>> Begin COLLECTED MATERIAL
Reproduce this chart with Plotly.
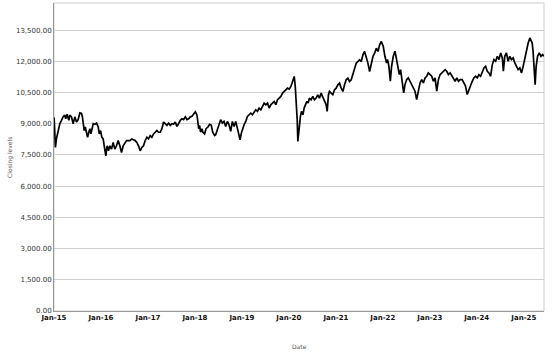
import plotly.graph_objects as go

dates = [
    "2015-01-02", "2015-01-07", "2015-01-12", "2015-01-20", "2015-02-02", "2015-02-15", "2015-02-28",
    "2015-03-13", "2015-03-26", "2015-04-02", "2015-04-13", "2015-04-26", "2015-05-04", "2015-05-17",
    "2015-05-30", "2015-06-12", "2015-06-25", "2015-07-08", "2015-07-21", "2015-08-03", "2015-08-10",
    "2015-08-16", "2015-08-24", "2015-09-01", "2015-09-11", "2015-09-19", "2015-09-29", "2015-10-07",
    "2015-10-15", "2015-10-25", "2015-11-02", "2015-11-15", "2015-11-28", "2015-12-11", "2015-12-19",
    "2015-12-29", "2016-01-08", "2016-01-18", "2016-01-26", "2016-02-03", "2016-02-08", "2016-02-18",
    "2016-02-29", "2016-03-10", "2016-03-23", "2016-04-05", "2016-04-18", "2016-05-01", "2016-05-14",
    "2016-05-27", "2016-06-09", "2016-06-22", "2016-07-05", "2016-07-18", "2016-08-13", "2016-08-28",
    "2016-09-23", "2016-10-06", "2016-10-19", "2016-11-01", "2016-11-14", "2016-11-27", "2016-12-10",
    "2016-12-23", "2017-01-05", "2017-01-18", "2017-01-31", "2017-02-13", "2017-02-26", "2017-03-11",
    "2017-03-24", "2017-04-06", "2017-04-19", "2017-05-02", "2017-05-15", "2017-05-28", "2017-06-10",
    "2017-06-23", "2017-07-06", "2017-07-19", "2017-08-01", "2017-08-14", "2017-08-27", "2017-09-09",
    "2017-09-22", "2017-10-05", "2017-10-18", "2017-10-31", "2017-11-13", "2017-11-26", "2017-12-09",
    "2017-12-22", "2018-01-04", "2018-01-17", "2018-01-25", "2018-01-30", "2018-02-06", "2018-02-14",
    "2018-02-24", "2018-03-04", "2018-03-17", "2018-03-28", "2018-04-12", "2018-04-25", "2018-05-08",
    "2018-05-19", "2018-06-03", "2018-06-11", "2018-06-24", "2018-07-07", "2018-07-20", "2018-08-02",
    "2018-08-15", "2018-08-28", "2018-09-10", "2018-09-23", "2018-10-06", "2018-10-19", "2018-11-01",
    "2018-11-14", "2018-11-27", "2018-12-10", "2018-12-18", "2018-12-28", "2019-01-07", "2019-01-18",
    "2019-01-31", "2019-02-13", "2019-02-26", "2019-03-11", "2019-03-24", "2019-04-06", "2019-04-19",
    "2019-05-02", "2019-05-15", "2019-05-28", "2019-06-10", "2019-06-23", "2019-07-06", "2019-07-19",
    "2019-08-01", "2019-08-14", "2019-08-27", "2019-09-09", "2019-09-22", "2019-10-05", "2019-10-18",
    "2019-10-31", "2019-11-13", "2019-11-26", "2019-12-09", "2019-12-22", "2020-01-04", "2020-01-17",
    "2020-01-30", "2020-02-12", "2020-02-20", "2020-02-28", "2020-03-06", "2020-03-11", "2020-03-19",
    "2020-03-24", "2020-03-31", "2020-04-08", "2020-04-19", "2020-04-29", "2020-05-09", "2020-05-20",
    "2020-05-30", "2020-06-09", "2020-06-22", "2020-07-05", "2020-07-18", "2020-07-31", "2020-08-13",
    "2020-08-26", "2020-09-08", "2020-09-21", "2020-10-04", "2020-10-17", "2020-10-25", "2020-11-04",
    "2020-11-12", "2020-11-25", "2020-12-08", "2020-12-21", "2021-01-03", "2021-01-16", "2021-01-29",
    "2021-02-11", "2021-02-24", "2021-03-09", "2021-03-22", "2021-04-04", "2021-04-17", "2021-04-30",
    "2021-05-13", "2021-05-26", "2021-06-08", "2021-06-21", "2021-07-04", "2021-07-17", "2021-07-30",
    "2021-08-12", "2021-08-25", "2021-09-07", "2021-09-20", "2021-10-03", "2021-10-16", "2021-10-29",
    "2021-11-11", "2021-11-24", "2021-12-07", "2021-12-20", "2022-01-04", "2022-01-17", "2022-01-30",
    "2022-02-07", "2022-02-17", "2022-02-28", "2022-03-10", "2022-03-23", "2022-04-05", "2022-04-18",
    "2022-05-01", "2022-05-09", "2022-05-19", "2022-05-27", "2022-06-04", "2022-06-12", "2022-06-22",
    "2022-07-05", "2022-07-18", "2022-07-31", "2022-08-13", "2022-08-26", "2022-09-08", "2022-09-21",
    "2022-10-04", "2022-10-17", "2022-10-30", "2022-11-12", "2022-11-25", "2022-12-08", "2022-12-21",
    "2023-01-03", "2023-01-16", "2023-01-29", "2023-02-11", "2023-02-24", "2023-03-09", "2023-03-22",
    "2023-04-04", "2023-04-17", "2023-04-30", "2023-05-13", "2023-05-26", "2023-06-08", "2023-06-21",
    "2023-07-04", "2023-07-17", "2023-07-30", "2023-08-12", "2023-08-25", "2023-09-10", "2023-09-23",
    "2023-10-06", "2023-10-19", "2023-11-01", "2023-11-14", "2023-11-27", "2023-12-10", "2023-12-23",
    "2024-01-05", "2024-01-18", "2024-01-31", "2024-02-13", "2024-02-26", "2024-03-10", "2024-03-23",
    "2024-04-05", "2024-04-18", "2024-05-01", "2024-05-14", "2024-05-27", "2024-06-09", "2024-06-22",
    "2024-07-05", "2024-07-18", "2024-07-26", "2024-08-06", "2024-08-19", "2024-09-01", "2024-09-14",
    "2024-09-27", "2024-10-10", "2024-10-23", "2024-11-05", "2024-11-18", "2024-12-01", "2024-12-14",
    "2024-12-27", "2025-01-09", "2025-01-22", "2025-02-04", "2025-02-17", "2025-02-27", "2025-03-07",
    "2025-03-14", "2025-03-22", "2025-03-30", "2025-04-07", "2025-04-18", "2025-05-01", "2025-05-14",
    "2025-05-27", "2025-06-06",
]

closing = [
    9300, 8400, 7860, 8270, 8670, 9000, 9160,
    9330, 9410, 9240, 9460, 9160, 9410, 9330,
    9000, 9330, 9080, 9200, 9520, 9490, 9330,
    8920, 8670, 8840, 8510, 8350, 8590, 8760,
    8510, 8760, 9000, 8970, 9030, 8840, 8510,
    8670, 8350, 8270, 7940, 7700, 7450, 7940,
    7700, 7940, 7780, 8100, 7780, 7940, 8190,
    7940, 7610, 7940, 8100, 8190, 8190, 8270,
    8190, 8100, 7940, 7700, 7860, 7940, 8190,
    8350, 8270, 8430, 8350, 8510, 8590, 8670,
    8590, 8590, 8760, 9080, 9000, 8920, 9030,
    8920, 9000, 8970, 9080, 8870, 9000, 9160,
    9240, 9200, 9330, 9200, 9240, 9330, 9360,
    9490, 9570, 9410, 9000, 8760, 8920, 8590,
    8760, 8590, 8510, 8760, 8840, 8970, 8920,
    8590, 8430, 8470, 8710, 8950, 9190, 9030,
    9110, 8870, 9110, 8950, 8630, 9110, 8870,
    9110, 8790, 8550, 8230, 8550, 8790, 8950,
    9110, 9350, 9430, 9510, 9430, 9590, 9670,
    9590, 9750, 9670, 9830, 9990, 9910, 9990,
    9750, 9910, 9990, 10070, 9910, 10150, 10230,
    10310, 10470, 10550, 10630, 10710, 10660, 10790,
    11030, 11270, 10790, 10150, 9190, 8150, 8710,
    9190, 9350, 9590, 9430, 9750, 9910, 10070,
    9990, 10230, 10150, 10310, 10150, 10230, 10390,
    10230, 10470, 10310, 10150, 9910, 9590, 10390,
    10550, 10470, 10390, 10630, 10710, 10870, 10950,
    10710, 10550, 10870, 11110, 11190, 11030, 11110,
    11350, 11590, 11910, 11990, 12070, 11990, 12310,
    12470, 12230, 11910, 11510, 11910, 12230, 12390,
    12630, 12470, 12790, 12950, 12720, 12240, 11920,
    12080, 11760, 11040, 11760, 12240, 12480, 12080,
    11680, 11360, 11600, 11200, 10960, 10480, 10880,
    11120, 11200, 11040, 10880, 10800, 10560, 10160,
    10560, 10960, 11120, 10960, 11200, 11280, 11440,
    11360, 11280, 11040, 11200, 10560, 11120, 11360,
    11440, 11520, 11600, 11520, 11360, 11440, 11280,
    11200, 11040, 11200, 11040, 11120, 11120, 10960,
    10800, 10400, 10640, 10880, 11040, 11200, 11280,
    11200, 11360, 11280, 11520, 11680, 11760, 11520,
    11440, 11280, 11840, 12080, 12000, 12240, 12080,
    12400, 12160, 11520, 12240, 12400, 12000, 12240,
    12080, 12160, 11920, 11760, 11600, 11680, 11440,
    11760, 12160, 12560, 12880, 13120, 12960, 12880,
    12480, 11760, 10880, 11760, 12240, 12400, 12240,
    12320, 12240,
]

y_ticks = [0, 1500, 3000, 4500, 6000, 7500, 9000, 10500, 12000, 13500]
y_tick_labels = ["0.00", "1,500.00", "3,000.00", "4,500.00", "6,000.00", "7,500.00",
                 "9,000.00", "10,500.00", "12,000.00", "13,500.00"]
x_title = "Date"
y_title = "Closing levels"

fig = go.Figure()
fig.add_trace(go.Scatter(
    x=dates, y=closing, mode="lines",
    line=dict(color="black", width=1.7),
    showlegend=False, hoverinfo="skip",
))

fig.update_layout(
    width=556, height=353,
    margin=dict(l=54, r=12, t=3, b=42),
    paper_bgcolor="white", plot_bgcolor="white",
    font=dict(family="DejaVu Sans", size=7, color="#333333"),
    xaxis=dict(
        type="date",
        range=["2015-01-01", "2025-06-07"],
        tick0="2015-01-01", dtick="M12", tickformat="%b-%y",
        tickfont=dict(family="DejaVu Sans", size=7, color="#111111", weight="bold"),
        showgrid=False, zeroline=False,
        showline=True, linecolor="#999999", linewidth=1,
        ticks="", ticklen=0,
    ),
    yaxis=dict(
        range=[0, 14800],
        tickvals=y_ticks, ticktext=y_tick_labels,
        tickfont=dict(family="DejaVu Sans", size=7, color="#333333"),
        showgrid=True, gridcolor="#cfcfcf", gridwidth=1,
        zeroline=False,
        showline=True, linecolor="#999999", linewidth=1,
        ticks="", ticklen=0,
    ),
    shapes=[dict(type="rect", xref="paper", yref="paper", x0=0, x1=1, y0=0, y1=1,
                 line=dict(color="#cccccc", width=1), fillcolor="rgba(0,0,0,0)", layer="below")],
    annotations=[
        dict(text=x_title, xref="paper", yref="paper", x=0.5, y=-0.115, yanchor="middle",
             showarrow=False, font=dict(size=6, color="#555555")),
        dict(text=y_title, xref="paper", yref="paper", x=-0.09, y=0.5, xanchor="center",
             textangle=-90, showarrow=False, font=dict(size=6, color="#555555")),
    ],
)

fig.write_html("out.html")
>> End COLLECTED MATERIAL
Restate each line from the start of the listing through the line bearing "import plotly.graph_objects as go" word for word. Drop the pictures.

Reproduce this chart with Plotly.
import plotly.graph_objects as go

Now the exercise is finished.